Для решимости отчетливо
знать о происхождении возможностей на которые она себя бросает, не необходимо. Но конечно во временности присутствия и только в ней лежит возможность отчетливо извлечь экзистентную способность быть, на которую оно себя бросает, из традиционно передаваемой понятности присутствия. Возвращающаяся к себе, себя-себе-передающая решимость становится тогда возобновлением преемственной возможности экзистенции. Возобновление есть отчетливое преемство, т.е. возвращение к возможностям сбывшегося присутствия. Собственное возобновление уже-бывшей возможности экзистенции – что присутствие изберет себе своего героя – основано экзистенциально в заступающей решимости; ибо в ней прежде всего избирается выбор, делающий свободным для борющегося последования и верности возобновимому. Но возобновляющее предание себя уже-бывшей возможности размыкает былое присутствие не для того чтобы его поэтапно осуществить. Возобновление возможного не есть ни обновленное извлечение «прошлого», ни привязывание «актуальности» снова к «преодоленному». Возобновление, возникая из решительного самонаброска, не дает «прошедшему» уговорить себя дать ему как некогда действительному просто повториться. Возобновление скорее возражает возможности присутствовавшей экзистенции. Возражение возможности в решимости вместе с тем как мгновенно-очное есть отзыв того, что в сегодня действует как «прошлое». Заступание в смерть и не отдается прошлому и не стремится к прогрессу. То и другое собственной экзистенции в мгновении-ока безразлично.Возобновление мы характеризуем как модус само-передающей решимости, через которую присутствие выражение экзистирует как судьба. Но если судьба конституирует исходную историчность присутствия, то история имеет свою сущностную весомость и не в прошлом, и не в сегодня и его «взаимосвязи» с прошлым, но в собственном событии экзистенции, возникающем из будущего
присутствия. История как способ присутствия быть настолько сущностно имеет свои корни в настающем, что смерть как означенная возможность присутствия отбрасывает заступающую экзистенцию к– ее фактичной брошенности и так впервые только наделяет бывшесть ее своеобразным приоритетом в историческом. Собственное бытие к смерти, т.е. конечность временности, есть потаенная основа историчности присутствия. Присутствие не впервые лишь становится историчным в возобновлении, но, поскольку как временное оно исторично, оно способно возобновляя взять себя в своей истории на себя. Для этого оно еще не нуждается ни в какой историографии.Лежащее в решимости заступающее предание себя бытийному вот мгновения-ока мы именуем судьбой. В ней основан и исторический путь, под которым мы понимаем событие присутствия в событии с другими. Судьбоносный исторический путь может быть в возобновлении отчетливо разомкнут в плане его привязанности к переданному наследию. Возобновление впервые обнажает присутствию его особую историю. Само событие и принадлежащая ему разомкнутость, соотв. ее освоение, основано экзистенциально в том, что присутствие как временное экстатично открыто.

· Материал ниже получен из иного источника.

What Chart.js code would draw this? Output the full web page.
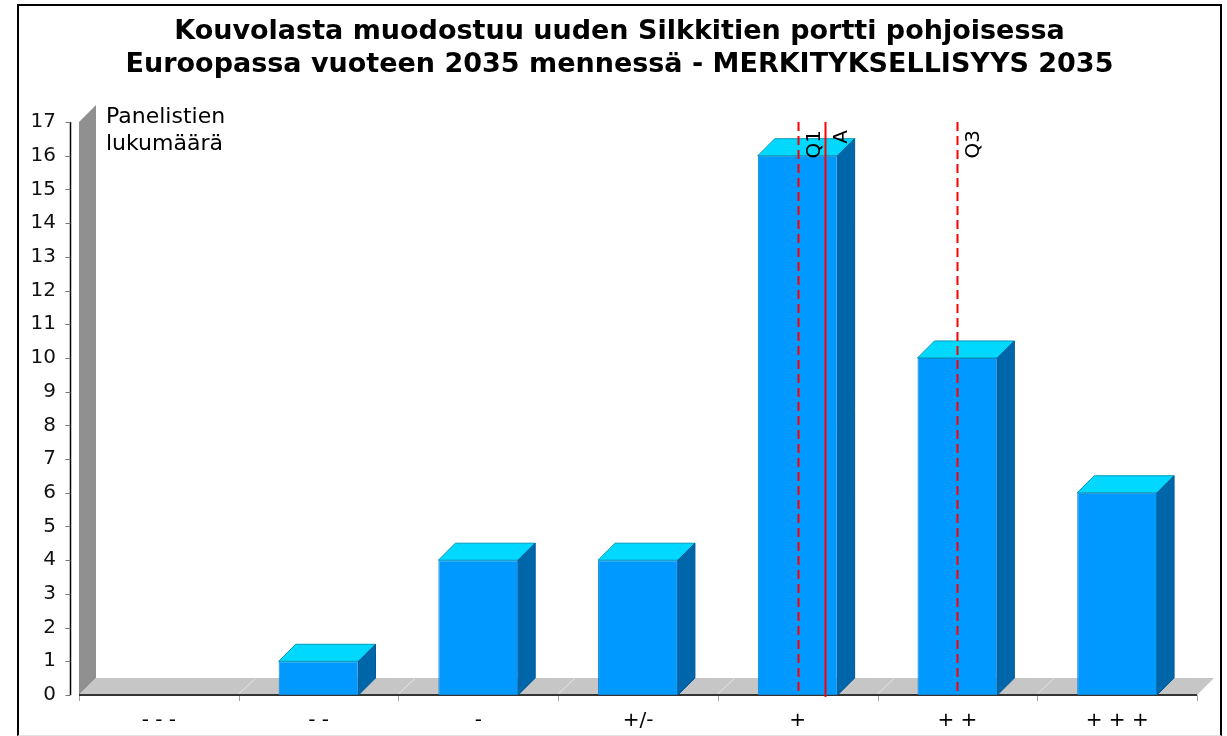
<!DOCTYPE html>
<html>
<head>
<meta charset="utf-8">
<script src="https://cdn.jsdelivr.net/npm/chart.js@4.4.0/dist/chart.umd.min.js"></script>
<style>
  html, body { margin: 0; padding: 0; background: #fff; overflow: hidden; }
  #frame { position: absolute; left: 17px; top: 4px; width: 1201px; height: 729px; border: 2px solid #000; border-bottom: 1px solid #e4e4e4; }
  canvas { display: block; }
</style>
</head>
<body>
<div id="frame"><canvas id="chart" width="1201" height="729"></canvas></div>
<script>
// chart data
const titleLines = [
  "Kouvolasta muodostuu uuden Silkkitien portti pohjoisessa",
  "Euroopassa vuoteen 2035 mennessä - MERKITYKSELLISYYS 2035"
];
const categories = ["- - -", "- -", "-", "+/-", "+", "+ +", "+ + +"];
const counts = [0, 1, 4, 4, 16, 10, 6];
const yMax = 17;
const axisTitle = ["Panelistien", "lukumäärä"];

// reference lines (positions on the category scale)
const markerLabels = ["Q1", "A", "Q3"];
const markerValues = [4, 4.17, 5];
const markerDashed = [true, false, true];

const FONT = "'DejaVu Sans', Verdana, sans-serif";
const DX = 17, DY = 17;

const scene = {
  id: "scene",
  beforeDatasetsDraw(chart) {
    const { ctx, chartArea: a, scales: { y } } = chart;
    const n = categories.length;
    const step = (a.right - a.left) / n;
    ctx.save();
    // left wall
    ctx.fillStyle = "#909090";
    ctx.beginPath();
    ctx.moveTo(a.left, a.bottom);
    ctx.lineTo(a.left, a.top);
    ctx.lineTo(a.left + DX, a.top - DY);
    ctx.lineTo(a.left + DX, a.bottom - DY);
    ctx.closePath();
    ctx.fill();
    // floor
    ctx.fillStyle = "#c6c6c6";
    ctx.beginPath();
    ctx.moveTo(a.left, a.bottom);
    ctx.lineTo(a.right, a.bottom);
    ctx.lineTo(a.right + DX, a.bottom - DY);
    ctx.lineTo(a.left + DX, a.bottom - DY);
    ctx.closePath();
    ctx.fill();
    ctx.strokeStyle = "#e4e4e4";
    ctx.lineWidth = 1;
    for (let k = 1; k < n; k++) {
      const bx = a.left + k * step;
      ctx.beginPath();
      ctx.moveTo(bx, a.bottom - 1);
      ctx.lineTo(bx + DX, a.bottom - DY);
      ctx.stroke();
    }
    // bottom axis line + ticks
    ctx.strokeStyle = "#a0a0a0";
    for (let k = 0; k <= n; k++) {
      const bx = Math.round(a.left + k * step) + 0.5;
      ctx.beginPath();
      ctx.moveTo(bx, a.bottom);
      ctx.lineTo(bx, a.bottom + 6);
      ctx.stroke();
    }
    ctx.strokeStyle = "#333";
    ctx.lineWidth = 2;
    ctx.beginPath();
    ctx.moveTo(a.left, a.bottom);
    ctx.lineTo(a.right, a.bottom);
    ctx.stroke();
    // y axis line + ticks
    const ax = a.left - 8.5;
    ctx.strokeStyle = "#000";
    ctx.lineWidth = 1.5;
    ctx.beginPath();
    ctx.moveTo(ax, a.top);
    ctx.lineTo(ax, a.bottom);
    ctx.stroke();
    ctx.lineWidth = 1;
    ctx.strokeStyle = "#777";
    for (let v = 0; v <= yMax; v++) {
      const py = Math.round(y.getPixelForValue(v)) + 0.5;
      ctx.beginPath();
      ctx.moveTo(ax - 5, py);
      ctx.lineTo(ax, py);
      ctx.stroke();
    }
    ctx.restore();
  },
  afterDatasetsDraw(chart) {
    const { ctx, chartArea: a, scales: { x } } = chart;
    const meta = chart.getDatasetMeta(0);
    ctx.save();
    meta.data.forEach((bar, i) => {
      if (!counts[i]) return;
      const p = bar.getProps(["x", "y", "base", "width"], true);
      const l = p.x - p.width / 2, r = p.x + p.width / 2;
      // top face
      ctx.fillStyle = "#00d8ff";
      ctx.strokeStyle = "#0099bb";
      ctx.lineWidth = 1;
      ctx.beginPath();
      ctx.moveTo(l, p.y);
      ctx.lineTo(l + DX, p.y - DY);
      ctx.lineTo(r + DX, p.y - DY);
      ctx.lineTo(r, p.y);
      ctx.closePath();
      ctx.fill();
      ctx.stroke();
      // side face
      ctx.fillStyle = "#0066aa";
      ctx.strokeStyle = "#005a96";
      ctx.beginPath();
      ctx.moveTo(r, p.y);
      ctx.lineTo(r + DX, p.y - DY);
      ctx.lineTo(r + DX, p.base - DY);
      ctx.lineTo(r, p.base);
      ctx.closePath();
      ctx.fill();
      ctx.stroke();
    });
    // Q1 / A / Q3 lines
    ctx.strokeStyle = "#ff0000";
    ctx.fillStyle = "#000";
    ctx.font = "20px " + FONT;
    markerValues.forEach((v, i) => {
      const px = Math.round(x.getPixelForValue(v)) + 0.5;
      ctx.lineWidth = 2;
      ctx.setLineDash(markerDashed[i] ? [9, 5] : []);
      ctx.beginPath();
      ctx.moveTo(px, a.top);
      ctx.lineTo(px, a.bottom + (markerDashed[i] ? -2 : 2));
      ctx.stroke();
      ctx.save();
      ctx.translate(px + 21, a.top + 8);
      ctx.rotate(-Math.PI / 2);
      ctx.textAlign = "right";
      ctx.textBaseline = "alphabetic";
      ctx.fillText(markerLabels[i], 0, 0);
      ctx.restore();
    });
    ctx.setLineDash([]);
    // y axis title inside the plot
    ctx.font = "22px " + FONT;
    ctx.textAlign = "left";
    ctx.textBaseline = "alphabetic";
    axisTitle.forEach((t, i) => ctx.fillText(t, a.left + 27, a.top + 1 + i * 27));
    ctx.restore();
  }
};

new Chart(document.getElementById("chart"), {
  type: "bar",
  data: {
    labels: categories,
    datasets: [{
      data: counts,
      backgroundColor: "#0099ff",
      borderColor: "#0a80cf",
      borderWidth: (c) => (counts[c.dataIndex] ? 1 : 0),
      borderSkipped: false,
      barPercentage: 0.5,
      categoryPercentage: 1.0
    }]
  },
  options: {
    responsive: false,
    animation: false,
    devicePixelRatio: 1,
    plugins: {
      legend: { display: false },
      tooltip: { enabled: false },
      title: {
        display: true,
        text: titleLines,
        color: "#000",
        font: { family: FONT, size: 27, weight: "bold", lineHeight: 33 / 27 },
        padding: { top: 9, bottom: 41 }
      }
    },
    scales: {
      x: {
        grid: { display: false },
        border: { display: false },
        ticks: { color: "#000", font: { family: FONT, size: 20 }, padding: 6 },
        afterFit: (s) => { s.height = 40; }
      },
      y: {
        min: 0,
        max: yMax,
        grid: { display: false, drawTicks: false },
        border: { display: false },
        ticks: { stepSize: 1, color: "#111", font: { family: FONT, size: 20 }, padding: 23 },
        afterFit: (s) => { s.width = 60; }
      },
      // empty right margin, keeps the title centred over the whole frame
      yRight: {
        position: "right",
        grid: { display: false, drawTicks: false },
        border: { display: false },
        ticks: { display: false },
        afterFit: (s) => { s.width = 23; }
      }
    }
  },
  plugins: [scene]
});
</script>
</body>
</html>
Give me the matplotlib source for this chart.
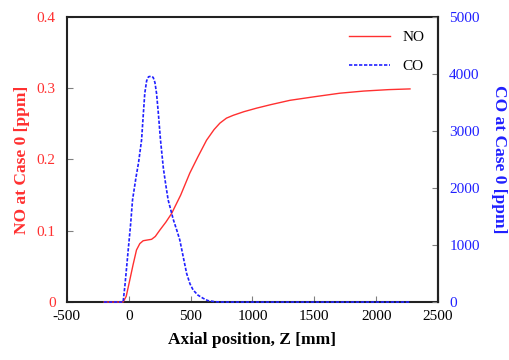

Назовем то, что до сих пор в соразмерении с событием, заключенным в заступающей решимости, мы обозначали как историчность, собственной
историчностью присутствия. Из укорененных в будущем феноменов предания и возобновления стало ясно, почему событие собственной истории имеет свою весомость в бывшести. Тем загадочнее однако становится, каким образом это бытие как судьба должно конституировать целую «взаимосвязь» присутствия от его рождения вплоть до его смерти. Много ли ясно-способно прибавить возвращение к решимости? Не оказывается решение все же всякий раз опять одним отдельным переживанием в череде цельной взаимосвязи переживаний? Должна ли «взаимосвязь» собственного события состоять скажем из безразрывной последовательности решений? В чем дело, что вопрос конституции «жизненной взаимосвязи» не находит себе достаточно удовлетворительного ответа? Не слишком ли спешно наконец разыскание порывается к ответу, не выверив прежде вопрос на его правомерность? Из предыдущих шагов экзистенциальной аналитики что не стало так ясно, как факт, что онтология присутствия снова и снова впадает в соблазны расхожей понятности бытия. Методически здесь парировать можно только тем, что мы проследим за паддением совсем уж «само собой разумеющегося» вопроса о конституции взаимосвязи присутствия и определим, в каком онтологическом горизонте он движется.